When we limit our analysis to a series of replies to a status update where it appears that most of the authors have read at least a significant portion of the prior replies and seem to be engaging in some kind of back and forth, I suppose we might call that a conversation. But it might be better to think of it as a skeuomorph of a conversation. It’s not that hard to start building a list of the ways a series of Facebook replies is different from a verbal conversation or a series of handwritten letters or even an exchange of emails on a listserv. We can also see how it’s different from other conversations on Twitter and other social media. I’m not going to make a list right now.

As near as I can figure, the purpose of Facebook is to collect marketing data on its users. We all know that Fb is a business in the business of making money. It offers a service to its users in exchange for our sharing/producing this data. If you want to congratulate or console or be congratulated or consoled, FB works well. If you want to share something funny or cute or interesting or exciting, FB is great for that as well, especially if you can find a group that shares your particular definition of those things. But, at least as I can figure it, none of that stuff requires much heavy lifting from conversation.

So what happens when we try something a little more rhetorically challenging in that space?

The recent events in Paris and the resulting actions of Facebook (specifically the Safety Check and the Temporary Profiles, i.e., the flag overlay on the profile pic) are an example of this. There’s a good article in Wired about some of this, (which I learned about from Facebook), though maybe the key line in that article is this:

The fight over whether the people who changed their profile photos are sheep and part of a “social experiment” isn’t a worthwhile one (and, if you’re using Facebook, you should already know everything you do is part of a giant social experiment)

Mostly what I’ve seen in my feed are the knock on effects of these arguments: users talking about ignoring or de-friending others out of the ill will produced here. For my purposes it doesn’t really matter if the arguments are about whether or not to drape one’s profile pic in the French flag or if Facebook should expand Safety Check to other situations or if the US should accept Syrian refugees and so on. Facebook takes up these messages the same way as it does things like “Hey I just got a cool new job!” or “Look at this cute puppy!” Those are things we can just Like or post a quick reply. Why would we think the same interface would work well for more complicated and contentious matters?
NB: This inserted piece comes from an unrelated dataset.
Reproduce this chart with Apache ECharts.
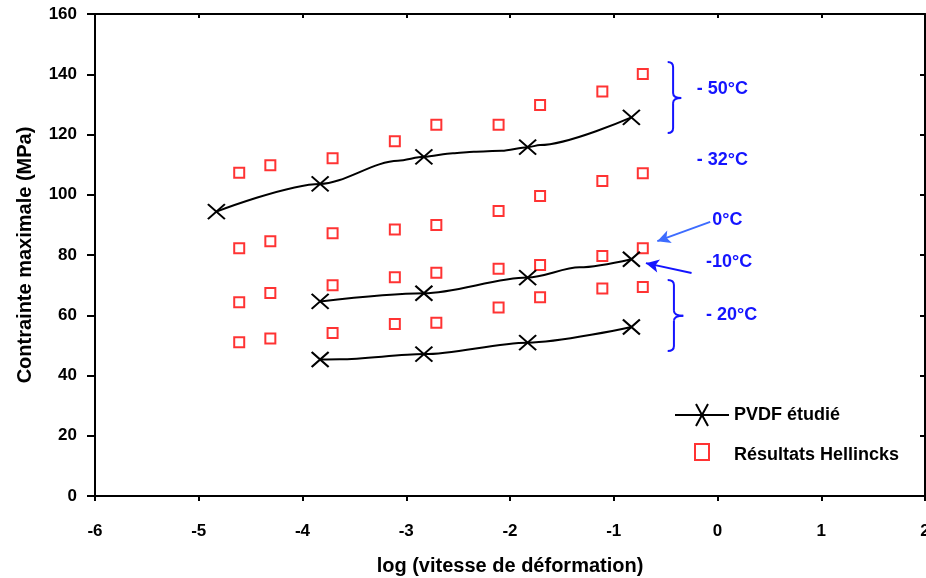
<!DOCTYPE html>
<html><head><meta charset="utf-8">
<script src="https://cdn.jsdelivr.net/npm/echarts@6/dist/echarts.min.js"></script>
<style>html,body{margin:0;padding:0;background:#fff}#c{width:926px;height:578px}</style>
</head><body><div id="c"></div>
<script>
// Hellinck results (log strain rate vs max stress)
const helRate = [-4.61, -4.31, -3.71, -3.11, -2.71, -2.11, -1.71, -1.11, -0.72];
const hel50 = [107.3, 109.8, 112.1, 117.8, 123.2, 123.2, 129.8, 134.3, 140.1];
const hel32 = [82.2, 84.6, 87.2, 88.5, 90.0, 94.6, 99.6, 104.6, 107.1];
const hel0  = [64.3, 67.4, 70.0, 72.6, 74.1, 75.4, 76.7, 79.7, 82.2];
const hel20 = [51.0, 52.3, 54.1, 57.1, 57.5, 62.6, 66.0, 68.9, 69.4];

// PVDF studied: measured points (with X markers)
const pvdf50Rate = [-4.83, -3.83, -2.83, -1.83, -0.83];
const pvdf50 = [94.4, 103.6, 112.6, 115.8, 125.7];
const pvdf10Rate = [-3.83, -2.83, -1.83, -0.83];
const pvdf10 = [64.6, 67.3, 72.5, 78.6];
const pvdf20Rate = [-3.83, -2.83, -1.83, -0.83];
const pvdf20 = [45.3, 47.1, 50.9, 56.1];

// extra points (no marker)
const curve50Rate = [-3.08, -2.55, -2.35, -2.08, -1.71];
const curve50 = [111.3, 113.8, 114.3, 114.6, 116.5];
const curve10Rate = [-1.33];
const curve10 = [75.9];
const curve20Rate = [-3.64];
const curve20 = [45.4];

// annotation labels
const annoLabels = ['- 50°C', '- 32°C', '0°C', '-10°C', '- 20°C'];
const annoX = [-0.2, -0.2, -0.05, -0.11, -0.11];
const annoY = [135.1, 111.5, 91.6, 77.7, 60.1];

const FONT = '"Liberation Sans", Arial, sans-serif';
const BLUE = '#1414ff';
const XSYM = 'path://M0,0L10,10M10,0L0,10';

function pts(xs, ys) { return xs.map((x, i) => [x, ys[i]]); }
function curve(mx, my, cx, cy) {
  const arr = pts(mx, my).map(p => ({ value: p }))
    .concat(pts(cx, cy).map(p => ({ value: p, symbol: 'none' })));
  arr.sort((a, b) => a.value[0] - b.value[0]);
  return arr;
}

const lineBase = {
  type: 'line', name: 'PVDF étudié', smooth: 0.3, smoothMonotone: 'x',
  symbol: XSYM, symbolSize: [17, 15], showAllSymbol: true,
  lineStyle: { color: '#000', width: 2 },
  itemStyle: { color: '#000', borderColor: '#000', borderWidth: 2 },
  xAxisIndex: 0, yAxisIndex: 0, z: 3
};
const scatBase = {
  type: 'scatter', name: 'Résultats Hellincks', symbol: 'rect', symbolSize: [10, 10],
  itemStyle: { color: 'rgba(255,255,255,0)', borderColor: '#ff0000', borderWidth: 2 },
  xAxisIndex: 0, yAxisIndex: 0, z: 2
};

const chart = echarts.init(document.getElementById('c'), null, { renderer: 'canvas' });
const axisLine = { show: true, onZero: false, lineStyle: { color: '#000', width: 2 } };
chart.setOption({
  animation: false,
  backgroundColor: '#fff',
  grid: { left: 95, right: 1, top: 14, bottom: 82, outerBoundsMode: 'none', containLabel: false },
  legend: {
    orient: 'vertical', left: 669, top: 398, itemWidth: 54, itemHeight: 22, itemGap: 16,
    textStyle: { fontFamily: FONT, fontWeight: 'bold', fontSize: 18, color: '#000' },
    data: [
      { name: 'PVDF étudié', icon: 'path://M0,11L54,11M21,0L33,22M33,0L21,22',
        itemStyle: { color: 'rgba(0,0,0,0)', borderColor: '#000', borderWidth: 2 } },
      { name: 'Résultats Hellincks', icon: 'path://M0,0M54,22M20,0L34,0L34,16L20,16Z',
        itemStyle: { color: 'rgba(0,0,0,0)', borderColor: '#ff0000', borderWidth: 2 } }
    ]
  },
  xAxis: [{
    type: 'value', min: -6, max: 2, interval: 1, position: 'bottom',
    axisLine, splitLine: { show: false },
    axisTick: { show: true, inside: false, length: 5, lineStyle: { color: '#000', width: 2 } },
    axisLabel: { margin: 27, fontFamily: FONT, fontWeight: 'bold', fontSize: 17, color: '#000' },
    name: 'log (vitesse de déformation)', nameLocation: 'middle', nameGap: 60,
    nameTextStyle: { fontFamily: FONT, fontWeight: 'bold', fontSize: 20, color: '#000' }
  }, {
    type: 'value', min: -6, max: 2, interval: 1, position: 'top',
    axisLine, splitLine: { show: false },
    axisTick: { show: true, inside: true, length: 4, lineStyle: { color: '#000', width: 2 } },
    axisLabel: { show: false }
  }],
  yAxis: [{
    type: 'value', min: 0, max: 160, interval: 20, position: 'left',
    axisLine, splitLine: { show: false },
    axisTick: { show: true, inside: false, length: 8, lineStyle: { color: '#000', width: 2 } },
    axisLabel: { margin: 18, fontFamily: FONT, fontWeight: 'bold', fontSize: 17, color: '#000' },
    name: 'Contrainte maximale (MPa)', nameLocation: 'middle', nameGap: 60,
    nameTextStyle: { fontFamily: FONT, fontWeight: 'bold', fontSize: 20, color: '#000' }
  }, {
    type: 'value', min: 0, max: 160, interval: 20, position: 'right',
    axisLine, splitLine: { show: false },
    axisTick: { show: true, inside: true, length: 5, lineStyle: { color: '#000', width: 2 } },
    axisLabel: { show: false }
  }],
  series: [
    Object.assign({}, lineBase, { data: curve(pvdf50Rate, pvdf50, curve50Rate, curve50) }),
    Object.assign({}, lineBase, { data: curve(pvdf10Rate, pvdf10, curve10Rate, curve10) }),
    Object.assign({}, lineBase, { data: curve(pvdf20Rate, pvdf20, curve20Rate, curve20) }),
    Object.assign({}, scatBase, { data: pts(helRate, hel50),
      markLine: {
        silent: true, animation: false, symbol: ['none', 'arrow'], symbolSize: [10, 13],
        label: { show: false },
        data: [
          [{ coord: [-0.07, 91.0], lineStyle: { color: '#3d6cff', width: 2, type: 'solid' } }, { coord: [-0.58, 84.6] }],
          [{ coord: [-0.25, 74.0], lineStyle: { color: BLUE, width: 2, type: 'solid' } }, { coord: [-0.69, 77.3] }]
        ]
      } }),
    Object.assign({}, scatBase, { data: pts(helRate, hel32) }),
    Object.assign({}, scatBase, { data: pts(helRate, hel0) }),
    Object.assign({}, scatBase, { data: pts(helRate, hel20) })
  ]
});

// annotations (braces and temperature labels) placed in data coordinates
function px(x, y) { return chart.convertToPixel({ xAxisIndex: 0, yAxisIndex: 0 }, [x, y]); }
const braceStyle = { fill: null, stroke: BLUE, lineWidth: 2 };
function quad(x1, y1, cx, cy, x2, y2) {
  return { type: 'bezierCurve', silent: true, shape: { x1, y1, x2, y2, cpx1: cx, cpy1: cy }, style: braceStyle };
}
function seg(x1, y1, x2, y2) {
  return { type: 'line', silent: true, shape: { x1, y1, x2, y2 }, style: braceStyle };
}
function brace(x0, xTip, yTop, yMid, yBot) {
  const a = px(x0, yTop)[1], m = px(x0, yMid)[1], b = px(x0, yBot)[1];
  const X0 = px(x0, yTop)[0], XT = px(xTip, yMid)[0], XM = X0 + (XT - X0) * 0.4, r = 5;
  return [
    quad(X0, a, XM, a, XM, a + r), seg(XM, a + r, XM, m - r), quad(XM, m - r, XM, m, XT, m),
    quad(XT, m, XM, m, XM, m + r), seg(XM, m + r, XM, b - r), quad(XM, b - r, XM, b, X0, b)
  ];
}
const gfx = [].concat(brace(-0.48, -0.35, 144.1, 132.1, 120.5), brace(-0.48, -0.33, 71.7, 59.8, 48.1));
annoLabels.forEach((t, i) => {
  const p = px(annoX[i], annoY[i]);
  gfx.push({ type: 'text', x: p[0], y: p[1], silent: true,
    style: { text: t, fill: BLUE, font: 'bold 18px "Liberation Sans", Arial, sans-serif', verticalAlign: 'middle', align: 'left' } });
});
chart.setOption({ graphic: gfx });
</script>
</body></html>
The answer is that we don’t expect it to work. No one really expects persuasion or consensus-building in these “conversations.” Those kinds of discussions require some really specific actor-networks and assemblages. Things like university courses, court rooms, and laboratories are designed to do things like that. Certain written and other media genres can work that way too but only in the context of some larger network. E.g., I can read an academic article on my home computer and change my thinking on an issue because of the way that I am tied to that community.

But Facebook doesn’t work that way, and it’s hard to imagine that it ever could. So even when I read (or possibly participate) in a FB thread with academic friends about an academic issue, it still can’t really work the way academic conversation does elsewhere. Sometimes I feel like I can smell the digital oil burning as the interface creaks against the tensions of trying to have a “real” conversation. It’s a skeuomorph, It looks like a conversation, but…

Is that a criticism of FB? Sure, why not. Is it a condemnation? I don’t think so. Maybe it’s an argument that if what we desire is a forum for working through significant, public, political disagreements then we haven’t built it yet. Personally I’m not convinced we want such a thing, but that’s another matter.